As the reporter studied the report more carefully, though, she discovered that the police had inadvertently failed to delete one reference to the person involved. Sure enough, it was the candidate’s name. Still, his name was rather common. How could we be sure it was really him? Digging deeper in the report yielded the final clue: the suspect had bragged about being the mayor of a certain suburb—the same position held by the gubernatorial candidate. Bingo! A match.
In a dramatic confrontation in the newspaper’s conference room, I peppered the candidate with questions about the incident. He steadfastly denied it ever occurred—until I handed him a copy of the police report. Faced with the indisputable evidence, he finally admitted the encounter with police.

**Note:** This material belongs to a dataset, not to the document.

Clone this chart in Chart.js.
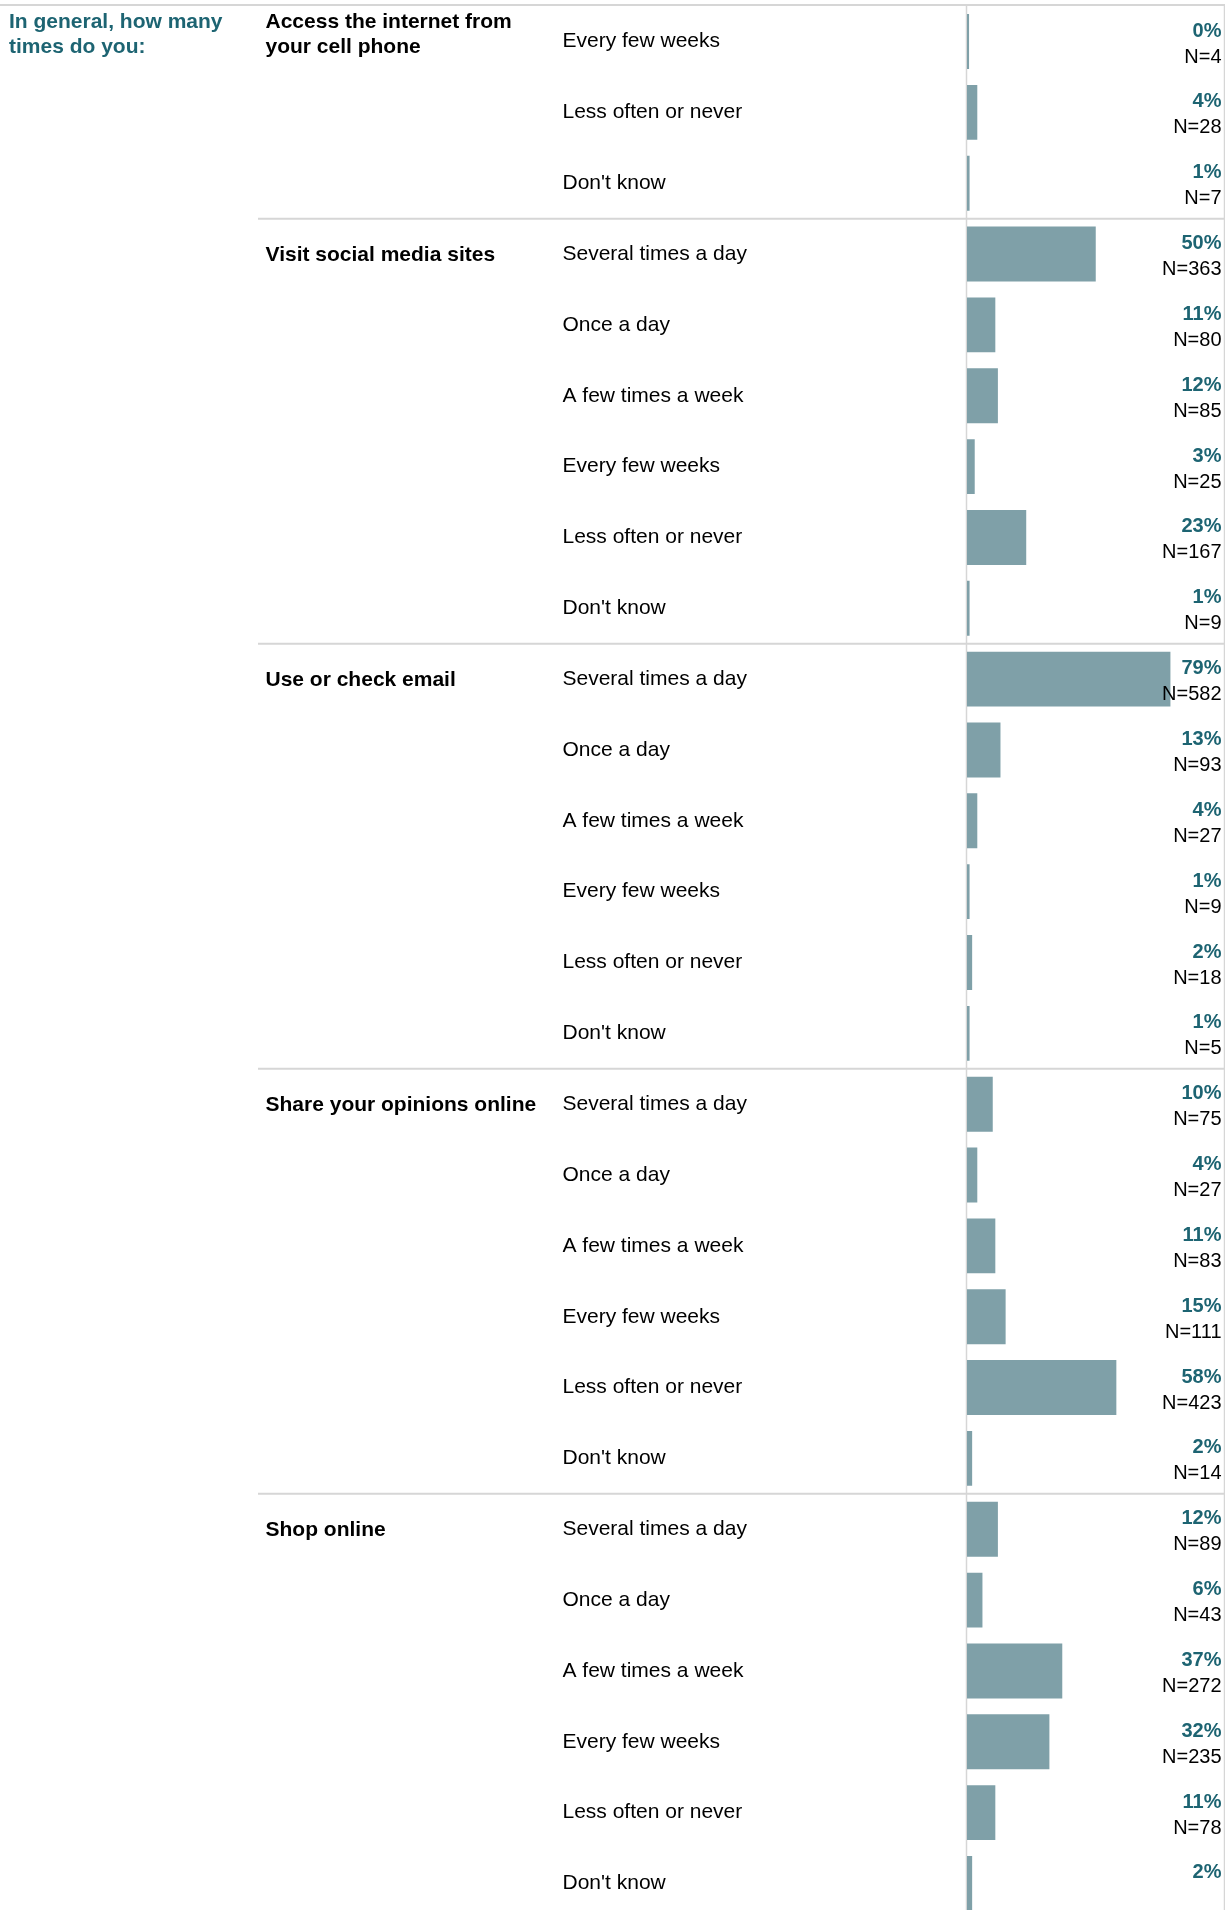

Within seventy-two hours he had withdrawn from the gubernatorial race.3
For both journalists and historians, documents can be invaluable in helping confirm what has transpired. Even so, detective work needs to be done to establish the authenticity and credibility of any written record. Who wrote it? Was this person in a position to know what happened? Was he or she motivated by prejudice or bias? Has the document been kept safe from tampering? How legible is it? Is it corroborated by other external facts? And are there competing documents that might be even more reliable or which might shed a whole new light on the matter?
That last question has come to the forefront in the quest to understand the historical Jesus in recent years. For centuries, scholars investigating what happened in the life of Jesus largely relied on the New Testament, especially Mark, Matthew, and Luke—which are the oldest of the four Gospels and are called the “Synoptics” because of their interrelationship—as well as the Gospel of John.